* _What is required_: From the listing below, copy every line with the word "matplotlib".

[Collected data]
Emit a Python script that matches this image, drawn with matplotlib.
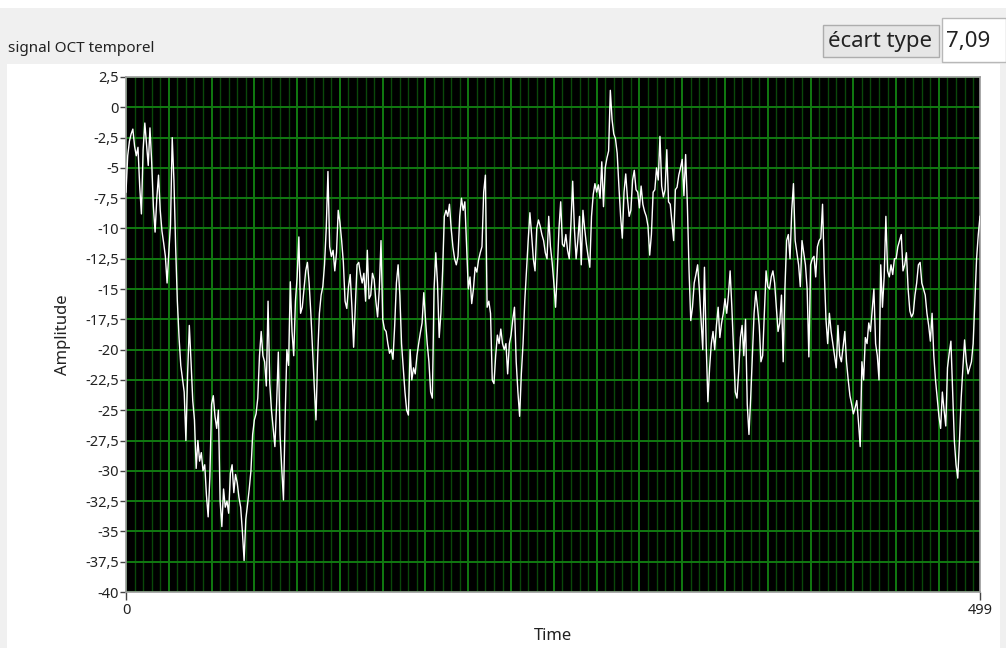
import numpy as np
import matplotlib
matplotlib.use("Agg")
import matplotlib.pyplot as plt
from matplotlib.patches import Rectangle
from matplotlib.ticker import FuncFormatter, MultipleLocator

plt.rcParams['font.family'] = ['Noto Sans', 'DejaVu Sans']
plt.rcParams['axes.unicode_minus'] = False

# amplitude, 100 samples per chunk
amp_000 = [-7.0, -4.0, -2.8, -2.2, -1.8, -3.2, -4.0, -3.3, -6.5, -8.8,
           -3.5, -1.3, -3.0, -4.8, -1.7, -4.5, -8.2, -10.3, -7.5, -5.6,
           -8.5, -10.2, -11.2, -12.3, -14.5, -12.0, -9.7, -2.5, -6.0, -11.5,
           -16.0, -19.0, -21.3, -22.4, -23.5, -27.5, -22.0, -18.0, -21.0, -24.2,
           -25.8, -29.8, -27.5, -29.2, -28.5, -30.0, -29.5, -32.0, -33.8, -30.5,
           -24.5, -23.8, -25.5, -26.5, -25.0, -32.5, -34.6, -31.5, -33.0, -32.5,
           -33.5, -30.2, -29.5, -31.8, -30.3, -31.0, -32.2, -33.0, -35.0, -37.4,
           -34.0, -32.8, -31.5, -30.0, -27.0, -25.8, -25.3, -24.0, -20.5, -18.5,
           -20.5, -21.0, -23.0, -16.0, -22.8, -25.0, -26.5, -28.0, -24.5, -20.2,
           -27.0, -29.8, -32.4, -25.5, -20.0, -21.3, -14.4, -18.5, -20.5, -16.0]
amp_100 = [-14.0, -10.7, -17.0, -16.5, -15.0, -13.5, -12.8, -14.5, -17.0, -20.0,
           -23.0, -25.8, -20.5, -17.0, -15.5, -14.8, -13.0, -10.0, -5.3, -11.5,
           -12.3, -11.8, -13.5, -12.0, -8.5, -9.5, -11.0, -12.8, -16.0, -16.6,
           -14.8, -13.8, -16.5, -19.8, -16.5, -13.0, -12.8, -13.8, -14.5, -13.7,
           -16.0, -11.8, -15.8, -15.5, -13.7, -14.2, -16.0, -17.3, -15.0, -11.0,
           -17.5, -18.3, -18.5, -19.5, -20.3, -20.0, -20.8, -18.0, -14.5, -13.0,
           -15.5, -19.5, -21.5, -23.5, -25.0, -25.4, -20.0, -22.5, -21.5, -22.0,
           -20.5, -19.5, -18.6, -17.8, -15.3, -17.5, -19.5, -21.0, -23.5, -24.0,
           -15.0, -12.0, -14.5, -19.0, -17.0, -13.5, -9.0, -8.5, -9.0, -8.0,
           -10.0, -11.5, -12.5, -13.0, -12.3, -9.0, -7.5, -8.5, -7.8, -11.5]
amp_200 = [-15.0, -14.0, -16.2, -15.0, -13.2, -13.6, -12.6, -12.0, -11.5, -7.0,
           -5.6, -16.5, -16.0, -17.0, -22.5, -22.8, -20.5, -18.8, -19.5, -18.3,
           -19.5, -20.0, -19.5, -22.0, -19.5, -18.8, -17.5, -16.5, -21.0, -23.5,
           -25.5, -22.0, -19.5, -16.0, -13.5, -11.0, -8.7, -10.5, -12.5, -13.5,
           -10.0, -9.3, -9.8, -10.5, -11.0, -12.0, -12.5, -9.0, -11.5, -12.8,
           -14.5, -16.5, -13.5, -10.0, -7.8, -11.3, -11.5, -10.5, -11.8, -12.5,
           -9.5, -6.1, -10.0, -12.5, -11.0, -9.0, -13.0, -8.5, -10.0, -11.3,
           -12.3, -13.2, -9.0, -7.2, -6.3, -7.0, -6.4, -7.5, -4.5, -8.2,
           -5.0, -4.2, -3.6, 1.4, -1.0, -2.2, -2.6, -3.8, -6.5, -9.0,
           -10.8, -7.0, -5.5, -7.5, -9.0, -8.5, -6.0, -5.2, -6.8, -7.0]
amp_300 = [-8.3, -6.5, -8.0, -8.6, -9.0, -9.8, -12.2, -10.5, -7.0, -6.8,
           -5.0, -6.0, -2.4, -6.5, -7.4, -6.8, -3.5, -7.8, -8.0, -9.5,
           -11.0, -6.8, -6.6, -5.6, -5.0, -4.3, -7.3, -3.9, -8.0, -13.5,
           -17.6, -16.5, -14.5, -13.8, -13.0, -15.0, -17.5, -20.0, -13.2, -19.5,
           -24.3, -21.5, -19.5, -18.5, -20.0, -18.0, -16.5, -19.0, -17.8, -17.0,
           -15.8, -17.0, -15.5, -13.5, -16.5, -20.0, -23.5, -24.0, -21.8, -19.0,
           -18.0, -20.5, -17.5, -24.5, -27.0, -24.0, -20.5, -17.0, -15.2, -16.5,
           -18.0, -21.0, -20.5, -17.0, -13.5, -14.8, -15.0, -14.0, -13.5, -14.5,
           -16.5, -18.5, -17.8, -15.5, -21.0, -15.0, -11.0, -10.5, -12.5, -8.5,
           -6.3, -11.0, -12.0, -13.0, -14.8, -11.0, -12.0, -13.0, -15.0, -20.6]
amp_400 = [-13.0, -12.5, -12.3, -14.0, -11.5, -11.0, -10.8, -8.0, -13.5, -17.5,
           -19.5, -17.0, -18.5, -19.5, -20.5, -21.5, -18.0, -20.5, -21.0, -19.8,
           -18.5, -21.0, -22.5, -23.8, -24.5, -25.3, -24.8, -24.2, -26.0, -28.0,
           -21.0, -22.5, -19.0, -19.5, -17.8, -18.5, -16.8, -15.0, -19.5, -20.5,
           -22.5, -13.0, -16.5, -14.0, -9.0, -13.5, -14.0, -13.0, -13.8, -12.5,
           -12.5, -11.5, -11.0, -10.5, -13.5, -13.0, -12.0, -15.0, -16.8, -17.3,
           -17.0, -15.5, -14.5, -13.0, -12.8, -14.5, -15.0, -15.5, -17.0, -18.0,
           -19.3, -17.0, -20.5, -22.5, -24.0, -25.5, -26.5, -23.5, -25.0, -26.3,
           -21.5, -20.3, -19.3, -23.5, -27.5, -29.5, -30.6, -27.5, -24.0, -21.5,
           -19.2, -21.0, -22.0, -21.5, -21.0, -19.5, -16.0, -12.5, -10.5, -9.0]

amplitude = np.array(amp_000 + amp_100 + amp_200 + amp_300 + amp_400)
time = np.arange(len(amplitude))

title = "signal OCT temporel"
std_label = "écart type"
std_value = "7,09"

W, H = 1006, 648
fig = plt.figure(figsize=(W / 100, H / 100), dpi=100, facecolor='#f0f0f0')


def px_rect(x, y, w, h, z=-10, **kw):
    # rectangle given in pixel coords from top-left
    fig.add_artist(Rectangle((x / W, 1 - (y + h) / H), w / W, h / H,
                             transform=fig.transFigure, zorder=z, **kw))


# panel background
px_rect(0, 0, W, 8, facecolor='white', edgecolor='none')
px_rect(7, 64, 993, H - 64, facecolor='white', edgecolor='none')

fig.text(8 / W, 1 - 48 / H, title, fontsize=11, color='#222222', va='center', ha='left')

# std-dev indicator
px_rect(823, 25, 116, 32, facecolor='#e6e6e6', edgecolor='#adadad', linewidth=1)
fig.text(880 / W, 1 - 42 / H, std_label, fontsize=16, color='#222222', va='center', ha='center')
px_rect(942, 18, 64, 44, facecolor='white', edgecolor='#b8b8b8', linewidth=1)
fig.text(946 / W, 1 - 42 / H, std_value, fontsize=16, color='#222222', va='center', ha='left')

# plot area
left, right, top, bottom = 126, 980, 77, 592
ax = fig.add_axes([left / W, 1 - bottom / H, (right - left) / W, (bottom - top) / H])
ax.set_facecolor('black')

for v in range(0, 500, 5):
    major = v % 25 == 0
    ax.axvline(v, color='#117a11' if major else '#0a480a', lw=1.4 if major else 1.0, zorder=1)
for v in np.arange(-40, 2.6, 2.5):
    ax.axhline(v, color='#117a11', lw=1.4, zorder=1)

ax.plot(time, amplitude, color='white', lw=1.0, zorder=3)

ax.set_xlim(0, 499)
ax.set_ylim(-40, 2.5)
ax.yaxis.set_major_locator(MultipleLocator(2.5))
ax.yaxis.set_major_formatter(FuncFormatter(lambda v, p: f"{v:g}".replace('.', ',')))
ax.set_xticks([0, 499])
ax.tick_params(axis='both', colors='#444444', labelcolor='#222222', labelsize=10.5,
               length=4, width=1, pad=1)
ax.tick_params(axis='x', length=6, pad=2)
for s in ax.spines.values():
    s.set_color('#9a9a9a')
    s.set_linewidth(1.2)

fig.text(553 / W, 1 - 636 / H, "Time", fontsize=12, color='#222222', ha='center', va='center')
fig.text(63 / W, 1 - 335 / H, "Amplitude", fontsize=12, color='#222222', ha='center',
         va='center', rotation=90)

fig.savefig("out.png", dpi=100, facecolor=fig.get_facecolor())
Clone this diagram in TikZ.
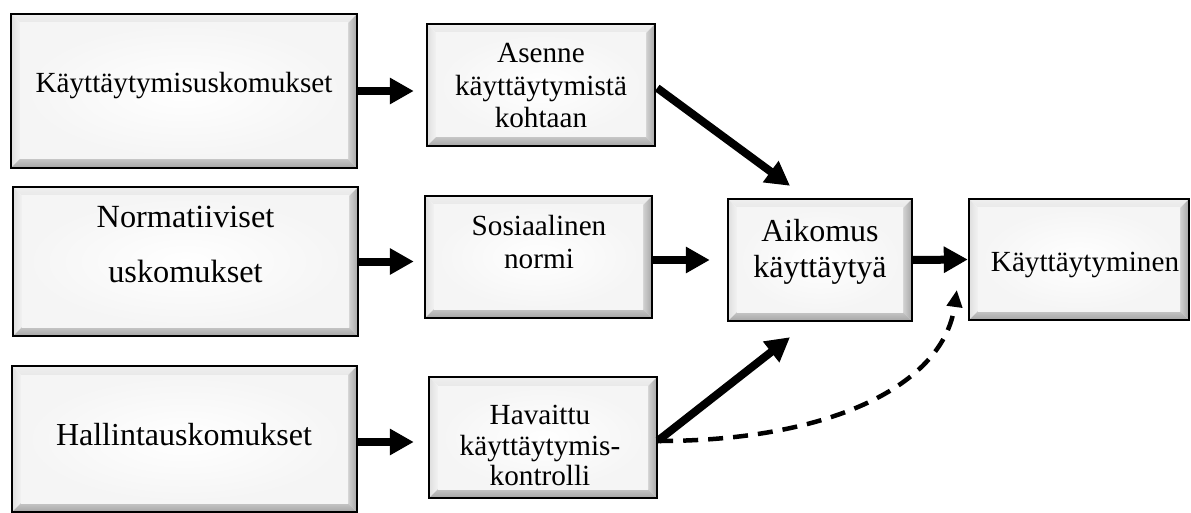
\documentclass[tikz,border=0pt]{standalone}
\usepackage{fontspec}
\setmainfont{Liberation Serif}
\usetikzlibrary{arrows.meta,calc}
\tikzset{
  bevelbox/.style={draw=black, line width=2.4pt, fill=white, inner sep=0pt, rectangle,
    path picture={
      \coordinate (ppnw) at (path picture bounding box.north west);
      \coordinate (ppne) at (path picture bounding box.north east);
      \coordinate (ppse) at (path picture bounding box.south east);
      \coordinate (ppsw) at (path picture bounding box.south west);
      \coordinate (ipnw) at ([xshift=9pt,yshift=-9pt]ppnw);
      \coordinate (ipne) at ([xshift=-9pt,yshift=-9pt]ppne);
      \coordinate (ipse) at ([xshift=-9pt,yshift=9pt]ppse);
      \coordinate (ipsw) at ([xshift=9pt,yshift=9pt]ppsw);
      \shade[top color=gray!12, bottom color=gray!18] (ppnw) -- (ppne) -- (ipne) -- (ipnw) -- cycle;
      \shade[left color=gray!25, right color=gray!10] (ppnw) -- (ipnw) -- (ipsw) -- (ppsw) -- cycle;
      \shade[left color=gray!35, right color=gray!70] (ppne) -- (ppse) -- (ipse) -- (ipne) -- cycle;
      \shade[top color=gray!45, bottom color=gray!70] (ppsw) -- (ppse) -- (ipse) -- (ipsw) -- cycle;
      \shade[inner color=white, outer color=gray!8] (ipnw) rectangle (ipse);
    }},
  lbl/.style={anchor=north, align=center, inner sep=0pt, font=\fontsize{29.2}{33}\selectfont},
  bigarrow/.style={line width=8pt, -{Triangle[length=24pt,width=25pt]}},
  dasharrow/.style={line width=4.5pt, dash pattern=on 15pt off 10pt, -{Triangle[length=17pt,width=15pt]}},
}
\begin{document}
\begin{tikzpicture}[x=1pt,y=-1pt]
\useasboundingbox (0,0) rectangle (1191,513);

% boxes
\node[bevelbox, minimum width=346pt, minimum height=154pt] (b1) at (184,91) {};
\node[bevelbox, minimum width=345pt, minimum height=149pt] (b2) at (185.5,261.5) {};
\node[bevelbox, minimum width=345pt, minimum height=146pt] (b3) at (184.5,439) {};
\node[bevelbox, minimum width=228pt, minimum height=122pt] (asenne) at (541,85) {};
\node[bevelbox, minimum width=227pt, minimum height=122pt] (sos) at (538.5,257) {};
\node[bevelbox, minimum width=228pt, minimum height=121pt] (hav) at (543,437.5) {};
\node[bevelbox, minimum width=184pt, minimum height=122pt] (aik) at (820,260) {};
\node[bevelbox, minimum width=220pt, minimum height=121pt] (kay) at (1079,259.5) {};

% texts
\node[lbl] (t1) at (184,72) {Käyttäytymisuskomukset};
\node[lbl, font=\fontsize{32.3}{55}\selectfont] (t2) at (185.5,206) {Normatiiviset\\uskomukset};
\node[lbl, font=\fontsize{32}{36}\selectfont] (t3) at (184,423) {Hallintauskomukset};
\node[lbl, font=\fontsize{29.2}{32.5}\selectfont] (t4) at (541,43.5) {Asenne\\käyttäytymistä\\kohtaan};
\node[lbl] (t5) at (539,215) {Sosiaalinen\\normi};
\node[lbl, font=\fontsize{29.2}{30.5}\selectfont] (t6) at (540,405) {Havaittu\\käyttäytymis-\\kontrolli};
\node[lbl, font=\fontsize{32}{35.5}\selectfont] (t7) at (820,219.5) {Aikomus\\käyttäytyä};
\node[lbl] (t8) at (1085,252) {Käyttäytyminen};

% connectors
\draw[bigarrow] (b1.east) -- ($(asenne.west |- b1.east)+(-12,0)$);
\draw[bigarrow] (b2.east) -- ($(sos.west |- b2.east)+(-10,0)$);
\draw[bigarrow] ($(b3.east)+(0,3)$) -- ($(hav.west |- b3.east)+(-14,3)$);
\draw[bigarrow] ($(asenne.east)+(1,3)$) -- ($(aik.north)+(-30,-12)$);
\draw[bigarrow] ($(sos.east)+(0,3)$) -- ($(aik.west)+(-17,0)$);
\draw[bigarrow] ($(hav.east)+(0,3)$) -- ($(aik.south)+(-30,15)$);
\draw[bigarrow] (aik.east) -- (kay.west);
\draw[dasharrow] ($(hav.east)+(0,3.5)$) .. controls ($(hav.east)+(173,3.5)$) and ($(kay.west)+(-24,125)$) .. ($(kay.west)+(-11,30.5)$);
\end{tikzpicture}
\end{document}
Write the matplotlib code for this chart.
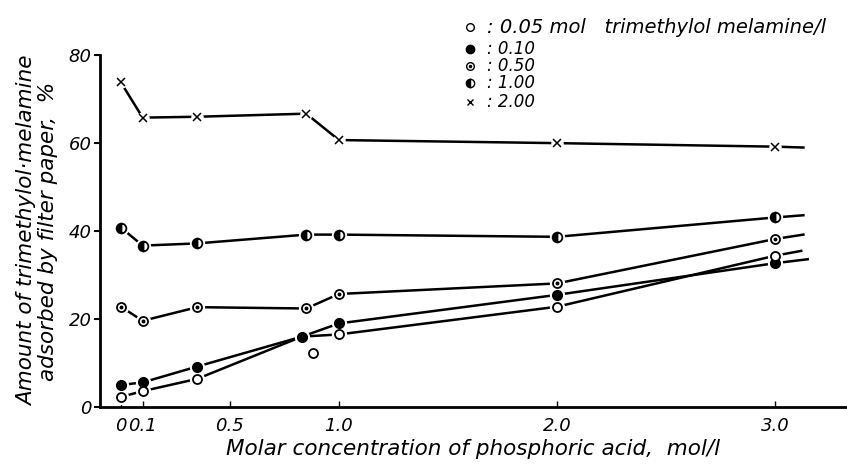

* _Expected answer_:
Emit a Python script that matches this image, drawn with matplotlib.
import matplotlib
matplotlib.use("Agg")
import matplotlib.pyplot as plt
from matplotlib.patches import Rectangle
from matplotlib.ticker import FuncFormatter, MultipleLocator
Write the matplotlib code for this chart.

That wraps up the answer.